Limbaugh the Leader? Obama Chief of Staff Calls Talk Show Host a Barrier to Progress

President Barack Obama's chief of staff cast radio talk show personality Rush Limbaugh as the top figure in the Republican Party on Sunday, suggesting that his desire for the president's economic policies to fail is a position held by the GOP.

Chief of staff Rahm Emanuel said Limbaugh is the "intellectual force" of the GOP and Republicans now have to live with that choice.

"He is the voice and the intellectual force and energy behind the Republican Party. And he has been up front about what he views, and hasn't stepped back from that, which is he hopes for failure. He said it. And I compliment him for his honesty, but that's their philosophy that is enunciated by Rush Limbaugh. And I think that's the wrong philosophy for America," Emanuel said on CBS' "Face the Nation."

On Saturday, Limbaugh gave an hour-and-a-half speech to cap off the three-day Conservative Political Action Conference in Washington, D.C. Limbaugh said it's fine for Republicans to criticize Obama's plans and Republicans must return to their core philosophies.

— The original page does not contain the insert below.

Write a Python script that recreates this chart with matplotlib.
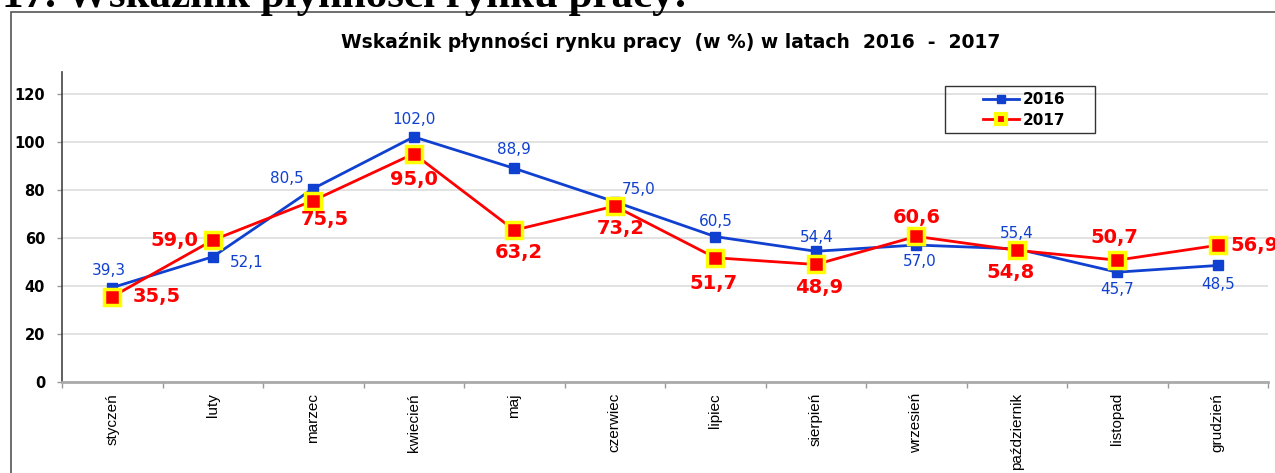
import numpy as np
import matplotlib
matplotlib.use("Agg")
import matplotlib.pyplot as plt
from matplotlib.lines import Line2D
from matplotlib.patches import Rectangle

months = ["styczeń", "luty", "marzec", "kwiecień", "maj", "czerwiec",
          "lipiec", "sierpień", "wrzesień", "październik", "listopad", "grudzień"]
v2016 = [39.3, 52.1, 80.5, 102.0, 88.9, 75.0, 60.5, 54.4, 57.0, 55.4, 45.7, 48.5]
v2017 = [35.5, 59.0, 75.5, 95.0, 63.2, 73.2, 51.7, 48.9, 60.6, 54.8, 50.7, 56.9]
yticks = [0, 20, 40, 60, 80, 100, 120]

title = "Wskaźnik płynności rynku pracy  (w %) w latach  2016  -  2017"
heading = "17. Wskaźnik płynności rynku pracy:"

BLUE = "#1040D0"
RED = "#FF0000"
YEL = "#FFFF00"

W, H = 1275, 473
fig = plt.figure(figsize=(W / 100, H / 100), dpi=100)

def fx(px):
    return px / W

def fy(py):
    return 1 - py / H

# outer chart box
fig.add_artist(Rectangle((fx(11), fy(600)), fx(1400), fy(12) - fy(600),
                         transform=fig.transFigure, fill=False,
                         edgecolor="#555555", linewidth=1.2))

# cropped heading
fig.text(fx(2), fy(7.5), heading, fontsize=31, fontweight="bold",
         family="Liberation Serif", va="baseline", ha="left", color="black")

ax = fig.add_axes([fx(62), fy(382), fx(1268) - fx(62), fy(72) - fy(382)])
x = np.arange(len(months))

ax.plot(x, v2016, color=BLUE, lw=2, marker="s", ms=7, mfc=BLUE, mec=BLUE, zorder=3)
ax.plot(x, v2017, color=RED, lw=2, marker="s", ms=12, mfc=RED, mec=YEL, mew=2.5, zorder=4)

ax.set_xlim(-0.5, len(months) - 0.5)
ax.set_ylim(0, 129)
ax.set_yticks(yticks)
ax.set_yticklabels([str(t) for t in yticks], fontsize=10.5, fontweight="bold",
                   family="DejaVu Sans")
ax.yaxis.grid(True, color="#DDDDDD", lw=1.2)
ax.set_axisbelow(True)

ax.set_xticks(np.arange(-0.5, len(months), 1))
ax.set_xticklabels([])
ax.set_xticks(x, minor=True)
ax.set_xticklabels(months, minor=True, rotation=90, fontsize=11,
                   family="Liberation Sans", va="top", ha="center")
ax.tick_params(axis="x", which="minor", length=0, pad=8)
ax.tick_params(axis="x", which="major", length=4, color="#999999", width=1)
ax.tick_params(axis="y", length=3.6, color="#999999", width=1, pad=8.6)

for s in ["top", "right"]:
    ax.spines[s].set_visible(False)
ax.spines["left"].set_color("#444444")
ax.spines["left"].set_linewidth(1.2)
ax.spines["bottom"].set_color("#AAAAAA")
ax.spines["bottom"].set_linewidth(2)

# label offsets in pixels (dx, dy)
off16 = [(-3, 17), (34, -6), (-26, 10), (0, 17), (0, 19), (24, 12),
         (1, 15), (1, 14), (3, -16), (0, 15), (0, -17), (0, -19)]
off17 = [(44, 0), (-38, 0), (12, -19), (0, -26), (5, -22), (6, -22),
         (-2, -26), (3, -23), (0, 19), (-6, -22), (-3, 23), (13, 0)]

for i, (v, (dx, dy)) in enumerate(zip(v2016, off16)):
    ax.annotate(f"{v:.1f}".replace(".", ","), (x[i], v), xytext=(dx, dy),
                textcoords="offset pixels", ha="center", va="center",
                fontsize=11, color=BLUE, family="DejaVu Sans",
                annotation_clip=False, zorder=5)
for i, (v, (dx, dy)) in enumerate(zip(v2017, off17)):
    ha = "left" if i == len(v2017) - 1 else "center"
    ax.annotate(f"{v:.1f}".replace(".", ","), (x[i], v), xytext=(dx, dy),
                textcoords="offset pixels", ha=ha, va="center",
                fontsize=14, fontweight="bold", color=RED, family="DejaVu Sans",
                annotation_clip=False, zorder=6)

fig.text(fx(671), fy(42), title, fontsize=13.5, fontweight="bold",
         family="DejaVu Sans", ha="center", va="center")

# legend
fig.add_artist(Rectangle((fx(945), fy(133)), fx(150), fy(86) - fy(133),
                         transform=fig.transFigure, fill=False,
                         edgecolor="#333333", linewidth=1))
h16 = Line2D([], [], color=BLUE, lw=2, marker="s", ms=6, mfc=BLUE, mec=BLUE)
h17 = Line2D([], [], color=RED, lw=2, marker="s", ms=7, mfc=RED, mec=YEL, mew=3)
fig.legend([h16, h17], ["2016", "2017"], loc="center left",
           bbox_to_anchor=(fx(975), fy(110)), frameon=False,
           prop={"family": "DejaVu Sans", "weight": "bold", "size": 11},
           handlelength=2.4, handletextpad=0.2, labelspacing=0.35, borderpad=0)

fig.savefig("out.png", dpi=100)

He added that Obama's plan won't restore prosperity and that's why he wants it to fail.

"Did the Democrats want the war in Iraq to fail? Well, they certainly did. And they not only wanted the war in Iraq to fail, they proclaimed it a failure. ... The last thing they wanted was to win. They hoped George Bush failed. So where is it -- what is so strange about being honest and saying, I want Barack Obama to fail if his mission is to restructure and reform this country so that capitalism and individual liberty are not its foundation? Why would I want that to succeed?" he asked, noting that he considered Obama a gifted communicator.

Limbaugh also laid into Republicans who work "around the edges" of the president's policies to try to make them work, saying that they are giving up their beliefs. He added that bipartisanship is a "false premise" because it is something that is demanded by the victor of elections.

"In other words, let's say as conservatives, liberals demand that we be bipartisan with them in Congress. What they mean is we check our core principles at the door, come in, let them run the show, and then agree with them. That's bipartisanship to them," he said. "To us, bipartisanship is them being forced to agree with us after we have politically cleaned their clocks and beaten them. And that has to be what we're focused on."

But Emanuel said Americans want Republicans and Democrats to work together.

"It's our desire that the Republicans would work with us and try to be constructive, rather than adopt the philosophy of somebody like Rush Limbaugh, who is praying for failure," Emanuel said.

"We may take different roads to get to that goal, but be clear on what we have to do to build this country, by investing in our people, changing the health care system, having an energy independence policy that clearly weans America off its dependence on foreign oil," he said.

Emanuel suggested that Republicans who defy Limbaugh have to bow down to the commentator and seek forgiveness. If true, Rep. Eric Cantor, the fourth-ranking Republican in the House, could be next on the list. He said Sunday he does not take the Limbaugh approach of supporting failure.

"I don't think anyone wants anything to fail right now. We have such challenges. What we need to do is we need to put forth solutions to the problems that real families are facing today. And our common-sense, conservative principles of limited government, and the belief in free markets, and the belief that really opportunity can only be created by the private sector are going to undergird our proposals going forward," Cantor told ABC's "This Week."